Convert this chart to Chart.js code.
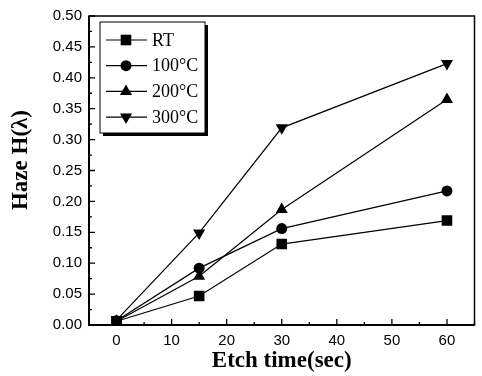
....................
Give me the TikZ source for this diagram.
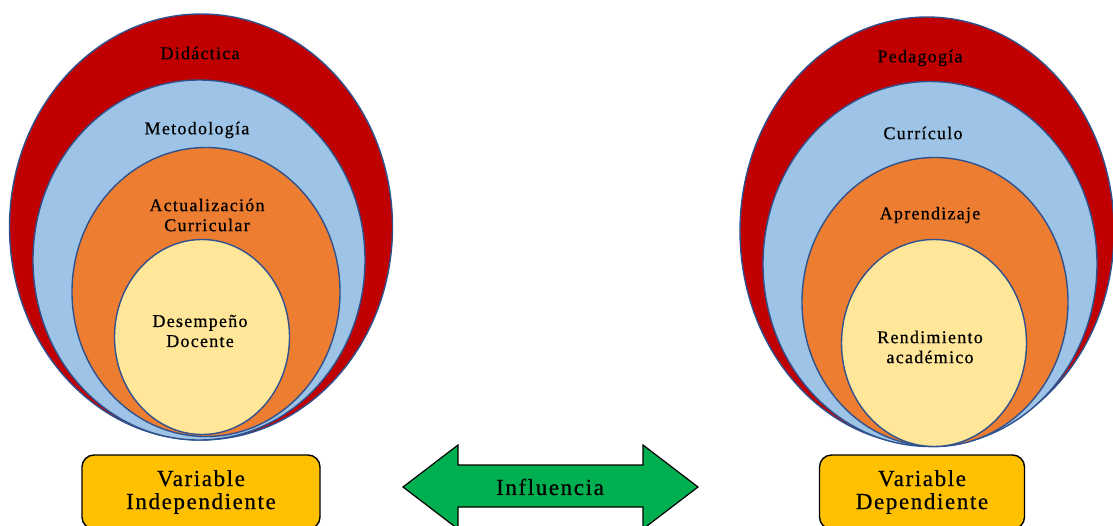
....................
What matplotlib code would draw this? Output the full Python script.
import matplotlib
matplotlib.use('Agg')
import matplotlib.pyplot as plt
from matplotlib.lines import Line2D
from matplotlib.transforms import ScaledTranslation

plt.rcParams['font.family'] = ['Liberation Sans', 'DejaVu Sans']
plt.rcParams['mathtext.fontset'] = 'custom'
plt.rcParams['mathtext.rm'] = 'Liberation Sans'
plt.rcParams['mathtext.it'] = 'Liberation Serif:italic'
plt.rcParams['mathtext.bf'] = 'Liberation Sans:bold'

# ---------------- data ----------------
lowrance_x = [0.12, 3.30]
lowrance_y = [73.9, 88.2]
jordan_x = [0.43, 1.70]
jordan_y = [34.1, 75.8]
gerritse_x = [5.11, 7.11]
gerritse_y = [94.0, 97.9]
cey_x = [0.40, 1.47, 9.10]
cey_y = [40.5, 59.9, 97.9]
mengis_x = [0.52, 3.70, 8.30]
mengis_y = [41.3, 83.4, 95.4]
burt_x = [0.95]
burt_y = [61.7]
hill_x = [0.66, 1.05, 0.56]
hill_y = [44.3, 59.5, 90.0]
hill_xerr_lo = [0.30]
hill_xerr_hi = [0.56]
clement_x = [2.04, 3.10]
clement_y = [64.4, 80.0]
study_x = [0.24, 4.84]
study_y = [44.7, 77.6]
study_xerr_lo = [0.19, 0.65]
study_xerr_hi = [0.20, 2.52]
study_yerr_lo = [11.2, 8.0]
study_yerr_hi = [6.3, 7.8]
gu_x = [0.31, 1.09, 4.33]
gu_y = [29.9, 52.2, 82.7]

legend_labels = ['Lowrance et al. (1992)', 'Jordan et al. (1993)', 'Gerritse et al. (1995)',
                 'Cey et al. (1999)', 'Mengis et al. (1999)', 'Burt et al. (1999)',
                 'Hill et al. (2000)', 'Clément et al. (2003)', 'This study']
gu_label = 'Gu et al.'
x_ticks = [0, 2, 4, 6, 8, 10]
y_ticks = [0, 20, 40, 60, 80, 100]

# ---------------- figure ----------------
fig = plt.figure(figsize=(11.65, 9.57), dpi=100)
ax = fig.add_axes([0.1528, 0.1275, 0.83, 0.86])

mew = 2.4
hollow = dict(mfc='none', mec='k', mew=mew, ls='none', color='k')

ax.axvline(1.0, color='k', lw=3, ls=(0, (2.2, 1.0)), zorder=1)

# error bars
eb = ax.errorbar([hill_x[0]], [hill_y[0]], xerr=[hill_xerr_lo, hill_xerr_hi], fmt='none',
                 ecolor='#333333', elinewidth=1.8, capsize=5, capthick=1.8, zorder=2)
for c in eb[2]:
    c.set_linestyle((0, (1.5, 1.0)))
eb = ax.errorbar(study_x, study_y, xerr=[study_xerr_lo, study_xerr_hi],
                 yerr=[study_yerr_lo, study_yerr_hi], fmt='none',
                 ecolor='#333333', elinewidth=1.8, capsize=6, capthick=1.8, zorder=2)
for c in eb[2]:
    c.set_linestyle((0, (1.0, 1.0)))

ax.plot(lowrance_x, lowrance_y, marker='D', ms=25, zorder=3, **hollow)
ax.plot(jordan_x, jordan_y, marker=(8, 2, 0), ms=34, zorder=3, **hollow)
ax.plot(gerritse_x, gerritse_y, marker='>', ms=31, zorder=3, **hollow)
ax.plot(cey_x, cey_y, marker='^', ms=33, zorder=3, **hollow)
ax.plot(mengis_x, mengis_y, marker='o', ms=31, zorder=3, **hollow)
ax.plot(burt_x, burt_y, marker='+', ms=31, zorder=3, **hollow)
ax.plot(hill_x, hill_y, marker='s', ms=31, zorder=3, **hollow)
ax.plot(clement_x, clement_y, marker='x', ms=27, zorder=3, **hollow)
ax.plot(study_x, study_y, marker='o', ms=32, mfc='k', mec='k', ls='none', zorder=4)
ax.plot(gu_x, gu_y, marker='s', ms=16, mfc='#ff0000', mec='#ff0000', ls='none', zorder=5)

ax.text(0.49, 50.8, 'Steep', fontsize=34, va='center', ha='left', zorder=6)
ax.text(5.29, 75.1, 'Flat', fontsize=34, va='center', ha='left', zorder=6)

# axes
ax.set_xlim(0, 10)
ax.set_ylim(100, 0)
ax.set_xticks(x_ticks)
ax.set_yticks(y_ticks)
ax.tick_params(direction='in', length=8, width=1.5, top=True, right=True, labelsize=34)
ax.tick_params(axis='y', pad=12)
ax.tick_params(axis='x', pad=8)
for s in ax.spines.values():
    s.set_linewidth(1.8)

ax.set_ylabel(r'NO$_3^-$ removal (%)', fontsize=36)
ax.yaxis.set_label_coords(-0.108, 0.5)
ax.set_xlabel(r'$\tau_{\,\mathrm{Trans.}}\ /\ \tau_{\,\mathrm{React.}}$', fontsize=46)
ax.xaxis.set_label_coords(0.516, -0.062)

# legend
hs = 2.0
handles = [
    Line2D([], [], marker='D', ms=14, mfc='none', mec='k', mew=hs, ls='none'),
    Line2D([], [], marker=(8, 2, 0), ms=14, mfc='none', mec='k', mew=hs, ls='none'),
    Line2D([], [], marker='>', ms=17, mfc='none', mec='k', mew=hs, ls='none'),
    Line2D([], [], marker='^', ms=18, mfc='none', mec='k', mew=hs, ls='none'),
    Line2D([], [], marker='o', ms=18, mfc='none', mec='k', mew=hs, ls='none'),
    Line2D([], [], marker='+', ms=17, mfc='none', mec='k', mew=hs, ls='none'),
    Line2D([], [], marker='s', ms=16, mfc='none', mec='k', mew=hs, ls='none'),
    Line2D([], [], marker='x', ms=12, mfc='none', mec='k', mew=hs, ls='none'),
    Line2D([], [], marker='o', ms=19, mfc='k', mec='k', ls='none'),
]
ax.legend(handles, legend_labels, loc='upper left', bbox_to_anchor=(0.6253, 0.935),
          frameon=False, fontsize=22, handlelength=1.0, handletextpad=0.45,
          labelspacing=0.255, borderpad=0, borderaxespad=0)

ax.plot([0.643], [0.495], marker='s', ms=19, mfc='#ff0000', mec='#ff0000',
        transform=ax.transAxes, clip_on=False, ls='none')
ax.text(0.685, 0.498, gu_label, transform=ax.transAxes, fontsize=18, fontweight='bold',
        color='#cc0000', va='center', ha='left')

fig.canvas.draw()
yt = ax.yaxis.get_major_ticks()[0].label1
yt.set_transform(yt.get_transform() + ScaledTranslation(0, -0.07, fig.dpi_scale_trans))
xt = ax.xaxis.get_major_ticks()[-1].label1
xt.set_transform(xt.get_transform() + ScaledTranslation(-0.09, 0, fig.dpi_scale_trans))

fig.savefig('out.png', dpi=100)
....................
### THE PROBLEM
Of the lines in this data, how many contain "matplotlib"? Reply with only the number.

### OUTPUT BELOW
6